*Written exercise*: Every line of the material is to be quoted verbatim, minus the pictures.
* * * * *
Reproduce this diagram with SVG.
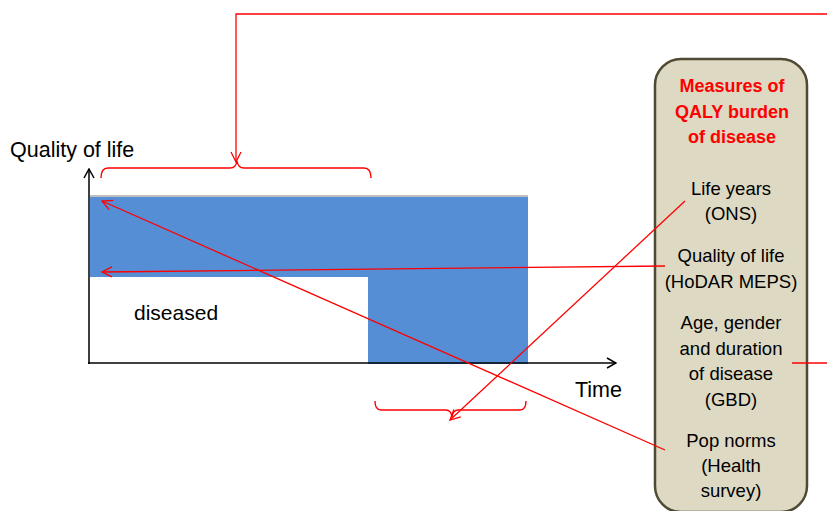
<svg xmlns="http://www.w3.org/2000/svg" width="827" height="511" viewBox="0 0 827 511">
  <style>
    .lbl { font-family: "Liberation Sans", Arial, sans-serif; fill: #000; }
    .axis { stroke: #000; stroke-width: 1.5; fill: none; }
    .red { stroke: #ff0000; stroke-width: 1.3; fill: none; }
    .brace { stroke: #ff0000; stroke-width: 1.4; fill: none; }
    .boxtext { font-family: "Liberation Sans", Arial, sans-serif; font-size: 18.5px; fill: #000; text-anchor: middle; }
    .boxhead { font-family: "Liberation Sans", Arial, sans-serif; font-size: 18px; font-weight: bold; fill: #ff0000; text-anchor: middle; }
  </style>
  <defs>
    <marker id="openArrow" viewBox="0 0 12 12" refX="11" refY="6" markerWidth="12" markerHeight="12" markerUnits="userSpaceOnUse" orient="auto">
      <path d="M1,1 L11,6 L1,11" fill="none" stroke="#ff0000" stroke-width="1.3"/>
    </marker>
    <marker id="axisArrow" viewBox="0 0 12 12" refX="11" refY="6" markerWidth="12" markerHeight="12" markerUnits="userSpaceOnUse" orient="auto">
      <path d="M2,1 L11,6 L2,11" fill="none" stroke="#000" stroke-width="1.5"/>
    </marker>
  </defs>

  <rect width="827" height="511" fill="#ffffff"/>

  <!-- quality-of-life area -->
  <g id="qol-area">
    <path d="M90,197 H528 V364 H368 V277 H90 Z" fill="#558ed5"/>
    <line x1="90" y1="196" x2="528" y2="196" stroke="#bfbfbf" stroke-width="2"/>
  </g>

  <!-- axes -->
  <g id="axes">
    <line class="axis" x1="89" y1="364" x2="89" y2="169" marker-end="url(#axisArrow)"/>
    <line class="axis" x1="88" y1="363" x2="616" y2="363" marker-end="url(#axisArrow)"/>
    <text class="lbl" x="10" y="157" font-size="21.5">Quality of life</text>
    <text class="lbl" x="575" y="397" font-size="21.5">Time</text>
    <text class="lbl" x="134" y="320" font-size="21">diseased</text>
  </g>

  <!-- braces -->
  <g id="brace-top">
    <path class="brace" d="M101,178 Q101,168 108,168 L230,168 Q236,168 237,161 Q238,168 244,168 L364,168 Q371,168 371,178"/>
  </g>
  <g id="brace-bottom">
    <path class="brace" d="M375,401 Q375,410 381,410 L446,410 Q451,410 452,417 Q453,410 458,410 L520,410 Q526,410 526,401"/>
  </g>

  <!-- measures box -->
  <g id="measures-box">
    <rect x="655" y="59" width="152" height="453" rx="26" ry="26" fill="#ddd9c3" stroke="#4f4a33" stroke-width="2.5"/>
    <text class="boxhead" x="732" y="92">Measures of</text>
    <text class="boxhead" x="732" y="118">QALY burden</text>
    <text class="boxhead" x="732" y="143">of disease</text>
    <text class="boxtext" x="731" y="195">Life years</text>
    <text class="boxtext" x="731" y="220">(ONS)</text>
    <text class="boxtext" x="731" y="262">Quality of life</text>
    <text class="boxtext" x="731" y="288">(HoDAR MEPS)</text>
    <text class="boxtext" x="731" y="329">Age, gender</text>
    <text class="boxtext" x="731" y="355">and duration</text>
    <text class="boxtext" x="731" y="380">of disease</text>
    <text class="boxtext" x="731" y="406">(GBD)</text>
    <text class="boxtext" x="731" y="447">Pop norms</text>
    <text class="boxtext" x="731" y="472">(Health</text>
    <text class="boxtext" x="731" y="497">survey)</text>
  </g>

  <!-- connectors -->
  <g id="connectors">
    <polyline class="red" points="830,14 236,14 236,162" marker-end="url(#openArrow)"/>
    <line class="red" x1="792" y1="363" x2="830" y2="363"/>
    <line class="red" x1="665" y1="266" x2="102" y2="272" marker-end="url(#openArrow)"/>
    <line class="red" x1="665" y1="450" x2="102" y2="201" marker-end="url(#openArrow)"/>
    <line class="red" x1="685" y1="201" x2="450" y2="420" marker-end="url(#openArrow)"/>
  </g>
</svg>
* * * * *
*Reply to the task*:
Reproduce this diagram with SVG.
<svg xmlns="http://www.w3.org/2000/svg" width="827" height="511" viewBox="0 0 827 511">
  <style>
    .lbl { font-family: "Liberation Sans", Arial, sans-serif; fill: #000; }
    .axis { stroke: #000; stroke-width: 1.5; fill: none; }
    .red { stroke: #ff0000; stroke-width: 1.3; fill: none; }
    .brace { stroke: #ff0000; stroke-width: 1.4; fill: none; }
    .boxtext { font-family: "Liberation Sans", Arial, sans-serif; font-size: 18.5px; fill: #000; text-anchor: middle; }
    .boxhead { font-family: "Liberation Sans", Arial, sans-serif; font-size: 18px; font-weight: bold; fill: #ff0000; text-anchor: middle; }
  </style>
  <defs>
    <marker id="openArrow" viewBox="0 0 12 12" refX="11" refY="6" markerWidth="12" markerHeight="12" markerUnits="userSpaceOnUse" orient="auto">
      <path d="M1,1 L11,6 L1,11" fill="none" stroke="#ff0000" stroke-width="1.3"/>
    </marker>
    <marker id="axisArrow" viewBox="0 0 12 12" refX="11" refY="6" markerWidth="12" markerHeight="12" markerUnits="userSpaceOnUse" orient="auto">
      <path d="M2,1 L11,6 L2,11" fill="none" stroke="#000" stroke-width="1.5"/>
    </marker>
  </defs>

  <rect width="827" height="511" fill="#ffffff"/>

  <!-- quality-of-life area -->
  <g id="qol-area">
    <path d="M90,197 H528 V364 H368 V277 H90 Z" fill="#558ed5"/>
    <line x1="90" y1="196" x2="528" y2="196" stroke="#bfbfbf" stroke-width="2"/>
  </g>

  <!-- axes -->
  <g id="axes">
    <line class="axis" x1="89" y1="364" x2="89" y2="169" marker-end="url(#axisArrow)"/>
    <line class="axis" x1="88" y1="363" x2="616" y2="363" marker-end="url(#axisArrow)"/>
    <text class="lbl" x="10" y="157" font-size="21.5">Quality of life</text>
    <text class="lbl" x="575" y="397" font-size="21.5">Time</text>
    <text class="lbl" x="134" y="320" font-size="21">diseased</text>
  </g>

  <!-- braces -->
  <g id="brace-top">
    <path class="brace" d="M101,178 Q101,168 108,168 L230,168 Q236,168 237,161 Q238,168 244,168 L364,168 Q371,168 371,178"/>
  </g>
  <g id="brace-bottom">
    <path class="brace" d="M375,401 Q375,410 381,410 L446,410 Q451,410 452,417 Q453,410 458,410 L520,410 Q526,410 526,401"/>
  </g>

  <!-- measures box -->
  <g id="measures-box">
    <rect x="655" y="59" width="152" height="453" rx="26" ry="26" fill="#ddd9c3" stroke="#4f4a33" stroke-width="2.5"/>
    <text class="boxhead" x="732" y="92">Measures of</text>
    <text class="boxhead" x="732" y="118">QALY burden</text>
    <text class="boxhead" x="732" y="143">of disease</text>
    <text class="boxtext" x="731" y="195">Life years</text>
    <text class="boxtext" x="731" y="220">(ONS)</text>
    <text class="boxtext" x="731" y="262">Quality of life</text>
    <text class="boxtext" x="731" y="288">(HoDAR MEPS)</text>
    <text class="boxtext" x="731" y="329">Age, gender</text>
    <text class="boxtext" x="731" y="355">and duration</text>
    <text class="boxtext" x="731" y="380">of disease</text>
    <text class="boxtext" x="731" y="406">(GBD)</text>
    <text class="boxtext" x="731" y="447">Pop norms</text>
    <text class="boxtext" x="731" y="472">(Health</text>
    <text class="boxtext" x="731" y="497">survey)</text>
  </g>

  <!-- connectors -->
  <g id="connectors">
    <polyline class="red" points="830,14 236,14 236,162" marker-end="url(#openArrow)"/>
    <line class="red" x1="792" y1="363" x2="830" y2="363"/>
    <line class="red" x1="665" y1="266" x2="102" y2="272" marker-end="url(#openArrow)"/>
    <line class="red" x1="665" y1="450" x2="102" y2="201" marker-end="url(#openArrow)"/>
    <line class="red" x1="685" y1="201" x2="450" y2="420" marker-end="url(#openArrow)"/>
  </g>
</svg>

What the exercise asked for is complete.